▸ **DATA BLOCK**:
|---|

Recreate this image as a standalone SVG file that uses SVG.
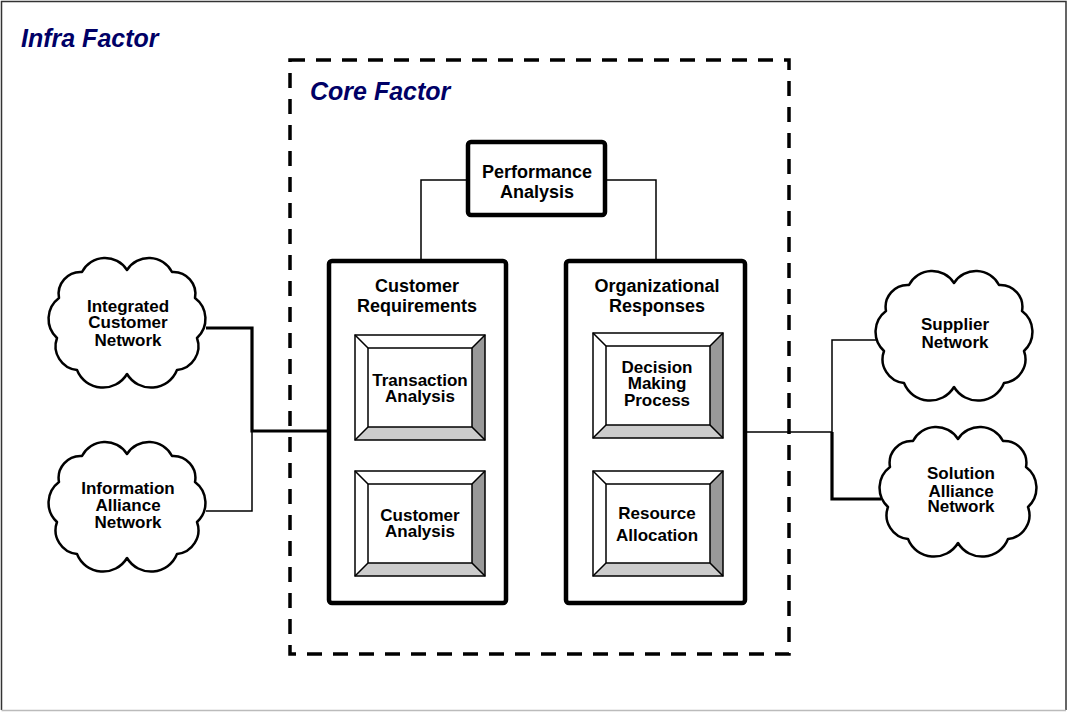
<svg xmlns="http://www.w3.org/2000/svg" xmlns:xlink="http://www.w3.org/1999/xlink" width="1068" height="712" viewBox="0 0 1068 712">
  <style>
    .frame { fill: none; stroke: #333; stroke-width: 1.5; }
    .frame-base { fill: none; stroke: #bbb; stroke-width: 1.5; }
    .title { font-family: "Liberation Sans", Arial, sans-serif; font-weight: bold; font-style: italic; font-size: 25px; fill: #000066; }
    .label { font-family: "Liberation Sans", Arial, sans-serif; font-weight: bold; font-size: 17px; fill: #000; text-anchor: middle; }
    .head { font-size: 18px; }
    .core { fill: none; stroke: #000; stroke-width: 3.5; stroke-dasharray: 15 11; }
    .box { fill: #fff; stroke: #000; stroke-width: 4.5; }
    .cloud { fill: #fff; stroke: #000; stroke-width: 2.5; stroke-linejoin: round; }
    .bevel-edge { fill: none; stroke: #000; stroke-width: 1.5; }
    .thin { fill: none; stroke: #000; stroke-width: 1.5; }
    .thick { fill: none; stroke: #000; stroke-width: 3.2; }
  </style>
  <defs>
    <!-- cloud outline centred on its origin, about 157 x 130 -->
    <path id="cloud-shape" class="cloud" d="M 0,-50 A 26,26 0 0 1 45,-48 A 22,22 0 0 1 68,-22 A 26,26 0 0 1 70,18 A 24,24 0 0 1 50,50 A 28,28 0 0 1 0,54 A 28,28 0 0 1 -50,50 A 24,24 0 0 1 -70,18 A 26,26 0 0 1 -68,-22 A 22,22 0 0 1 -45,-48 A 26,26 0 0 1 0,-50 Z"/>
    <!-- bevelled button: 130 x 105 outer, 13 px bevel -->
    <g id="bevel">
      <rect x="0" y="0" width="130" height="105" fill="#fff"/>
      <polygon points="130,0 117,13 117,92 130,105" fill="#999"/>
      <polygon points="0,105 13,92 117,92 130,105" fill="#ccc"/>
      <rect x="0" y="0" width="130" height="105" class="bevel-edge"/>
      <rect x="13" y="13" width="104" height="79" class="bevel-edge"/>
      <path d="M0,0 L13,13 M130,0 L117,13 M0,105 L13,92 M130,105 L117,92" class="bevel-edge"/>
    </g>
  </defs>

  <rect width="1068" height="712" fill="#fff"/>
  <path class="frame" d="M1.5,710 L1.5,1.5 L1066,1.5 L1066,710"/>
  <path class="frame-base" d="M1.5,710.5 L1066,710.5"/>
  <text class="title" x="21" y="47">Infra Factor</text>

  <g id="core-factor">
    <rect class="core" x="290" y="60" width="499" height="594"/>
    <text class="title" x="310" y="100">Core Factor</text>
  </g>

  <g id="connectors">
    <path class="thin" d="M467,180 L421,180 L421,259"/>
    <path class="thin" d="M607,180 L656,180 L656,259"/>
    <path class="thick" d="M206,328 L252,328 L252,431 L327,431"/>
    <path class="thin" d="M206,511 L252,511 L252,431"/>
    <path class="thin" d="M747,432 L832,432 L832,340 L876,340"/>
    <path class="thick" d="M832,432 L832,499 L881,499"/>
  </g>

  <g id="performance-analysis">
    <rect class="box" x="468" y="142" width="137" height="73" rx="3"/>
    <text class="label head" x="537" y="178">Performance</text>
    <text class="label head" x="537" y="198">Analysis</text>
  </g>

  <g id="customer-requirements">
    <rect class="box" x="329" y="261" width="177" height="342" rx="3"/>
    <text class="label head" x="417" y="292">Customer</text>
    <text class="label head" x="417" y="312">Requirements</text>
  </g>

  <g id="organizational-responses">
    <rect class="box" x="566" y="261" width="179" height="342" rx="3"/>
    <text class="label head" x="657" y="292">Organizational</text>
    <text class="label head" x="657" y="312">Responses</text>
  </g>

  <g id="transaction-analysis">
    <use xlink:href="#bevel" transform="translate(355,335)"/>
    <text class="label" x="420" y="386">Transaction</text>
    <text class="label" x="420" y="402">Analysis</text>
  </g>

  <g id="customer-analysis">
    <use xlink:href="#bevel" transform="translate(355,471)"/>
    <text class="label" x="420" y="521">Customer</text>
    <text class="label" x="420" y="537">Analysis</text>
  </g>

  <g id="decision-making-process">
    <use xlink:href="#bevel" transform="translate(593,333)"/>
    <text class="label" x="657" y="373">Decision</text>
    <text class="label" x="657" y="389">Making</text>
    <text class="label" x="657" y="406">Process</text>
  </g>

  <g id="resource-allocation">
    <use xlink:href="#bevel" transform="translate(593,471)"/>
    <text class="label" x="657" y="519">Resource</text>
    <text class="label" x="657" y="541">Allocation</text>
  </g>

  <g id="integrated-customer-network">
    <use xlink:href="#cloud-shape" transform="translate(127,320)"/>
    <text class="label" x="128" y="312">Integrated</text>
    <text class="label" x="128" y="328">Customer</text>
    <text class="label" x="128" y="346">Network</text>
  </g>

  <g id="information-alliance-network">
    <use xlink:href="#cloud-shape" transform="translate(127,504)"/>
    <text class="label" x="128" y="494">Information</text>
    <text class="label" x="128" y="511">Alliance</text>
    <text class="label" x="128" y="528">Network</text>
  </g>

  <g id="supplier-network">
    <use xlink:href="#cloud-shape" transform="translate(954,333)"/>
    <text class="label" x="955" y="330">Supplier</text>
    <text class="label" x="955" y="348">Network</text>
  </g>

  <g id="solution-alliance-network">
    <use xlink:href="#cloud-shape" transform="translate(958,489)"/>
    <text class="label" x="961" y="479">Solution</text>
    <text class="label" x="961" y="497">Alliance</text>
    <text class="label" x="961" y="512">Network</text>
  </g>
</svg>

|---|

▸ **EXERCISE GOAL**:
Print the whole listing above once more, word for word, without its pictures.

▸ **RESULT**:
Recreate this image as a standalone SVG file that uses SVG.
<svg xmlns="http://www.w3.org/2000/svg" xmlns:xlink="http://www.w3.org/1999/xlink" width="1068" height="712" viewBox="0 0 1068 712">
  <style>
    .frame { fill: none; stroke: #333; stroke-width: 1.5; }
    .frame-base { fill: none; stroke: #bbb; stroke-width: 1.5; }
    .title { font-family: "Liberation Sans", Arial, sans-serif; font-weight: bold; font-style: italic; font-size: 25px; fill: #000066; }
    .label { font-family: "Liberation Sans", Arial, sans-serif; font-weight: bold; font-size: 17px; fill: #000; text-anchor: middle; }
    .head { font-size: 18px; }
    .core { fill: none; stroke: #000; stroke-width: 3.5; stroke-dasharray: 15 11; }
    .box { fill: #fff; stroke: #000; stroke-width: 4.5; }
    .cloud { fill: #fff; stroke: #000; stroke-width: 2.5; stroke-linejoin: round; }
    .bevel-edge { fill: none; stroke: #000; stroke-width: 1.5; }
    .thin { fill: none; stroke: #000; stroke-width: 1.5; }
    .thick { fill: none; stroke: #000; stroke-width: 3.2; }
  </style>
  <defs>
    <!-- cloud outline centred on its origin, about 157 x 130 -->
    <path id="cloud-shape" class="cloud" d="M 0,-50 A 26,26 0 0 1 45,-48 A 22,22 0 0 1 68,-22 A 26,26 0 0 1 70,18 A 24,24 0 0 1 50,50 A 28,28 0 0 1 0,54 A 28,28 0 0 1 -50,50 A 24,24 0 0 1 -70,18 A 26,26 0 0 1 -68,-22 A 22,22 0 0 1 -45,-48 A 26,26 0 0 1 0,-50 Z"/>
    <!-- bevelled button: 130 x 105 outer, 13 px bevel -->
    <g id="bevel">
      <rect x="0" y="0" width="130" height="105" fill="#fff"/>
      <polygon points="130,0 117,13 117,92 130,105" fill="#999"/>
      <polygon points="0,105 13,92 117,92 130,105" fill="#ccc"/>
      <rect x="0" y="0" width="130" height="105" class="bevel-edge"/>
      <rect x="13" y="13" width="104" height="79" class="bevel-edge"/>
      <path d="M0,0 L13,13 M130,0 L117,13 M0,105 L13,92 M130,105 L117,92" class="bevel-edge"/>
    </g>
  </defs>

  <rect width="1068" height="712" fill="#fff"/>
  <path class="frame" d="M1.5,710 L1.5,1.5 L1066,1.5 L1066,710"/>
  <path class="frame-base" d="M1.5,710.5 L1066,710.5"/>
  <text class="title" x="21" y="47">Infra Factor</text>

  <g id="core-factor">
    <rect class="core" x="290" y="60" width="499" height="594"/>
    <text class="title" x="310" y="100">Core Factor</text>
  </g>

  <g id="connectors">
    <path class="thin" d="M467,180 L421,180 L421,259"/>
    <path class="thin" d="M607,180 L656,180 L656,259"/>
    <path class="thick" d="M206,328 L252,328 L252,431 L327,431"/>
    <path class="thin" d="M206,511 L252,511 L252,431"/>
    <path class="thin" d="M747,432 L832,432 L832,340 L876,340"/>
    <path class="thick" d="M832,432 L832,499 L881,499"/>
  </g>

  <g id="performance-analysis">
    <rect class="box" x="468" y="142" width="137" height="73" rx="3"/>
    <text class="label head" x="537" y="178">Performance</text>
    <text class="label head" x="537" y="198">Analysis</text>
  </g>

  <g id="customer-requirements">
    <rect class="box" x="329" y="261" width="177" height="342" rx="3"/>
    <text class="label head" x="417" y="292">Customer</text>
    <text class="label head" x="417" y="312">Requirements</text>
  </g>

  <g id="organizational-responses">
    <rect class="box" x="566" y="261" width="179" height="342" rx="3"/>
    <text class="label head" x="657" y="292">Organizational</text>
    <text class="label head" x="657" y="312">Responses</text>
  </g>

  <g id="transaction-analysis">
    <use xlink:href="#bevel" transform="translate(355,335)"/>
    <text class="label" x="420" y="386">Transaction</text>
    <text class="label" x="420" y="402">Analysis</text>
  </g>

  <g id="customer-analysis">
    <use xlink:href="#bevel" transform="translate(355,471)"/>
    <text class="label" x="420" y="521">Customer</text>
    <text class="label" x="420" y="537">Analysis</text>
  </g>

  <g id="decision-making-process">
    <use xlink:href="#bevel" transform="translate(593,333)"/>
    <text class="label" x="657" y="373">Decision</text>
    <text class="label" x="657" y="389">Making</text>
    <text class="label" x="657" y="406">Process</text>
  </g>

  <g id="resource-allocation">
    <use xlink:href="#bevel" transform="translate(593,471)"/>
    <text class="label" x="657" y="519">Resource</text>
    <text class="label" x="657" y="541">Allocation</text>
  </g>

  <g id="integrated-customer-network">
    <use xlink:href="#cloud-shape" transform="translate(127,320)"/>
    <text class="label" x="128" y="312">Integrated</text>
    <text class="label" x="128" y="328">Customer</text>
    <text class="label" x="128" y="346">Network</text>
  </g>

  <g id="information-alliance-network">
    <use xlink:href="#cloud-shape" transform="translate(127,504)"/>
    <text class="label" x="128" y="494">Information</text>
    <text class="label" x="128" y="511">Alliance</text>
    <text class="label" x="128" y="528">Network</text>
  </g>

  <g id="supplier-network">
    <use xlink:href="#cloud-shape" transform="translate(954,333)"/>
    <text class="label" x="955" y="330">Supplier</text>
    <text class="label" x="955" y="348">Network</text>
  </g>

  <g id="solution-alliance-network">
    <use xlink:href="#cloud-shape" transform="translate(958,489)"/>
    <text class="label" x="961" y="479">Solution</text>
    <text class="label" x="961" y="497">Alliance</text>
    <text class="label" x="961" y="512">Network</text>
  </g>
</svg>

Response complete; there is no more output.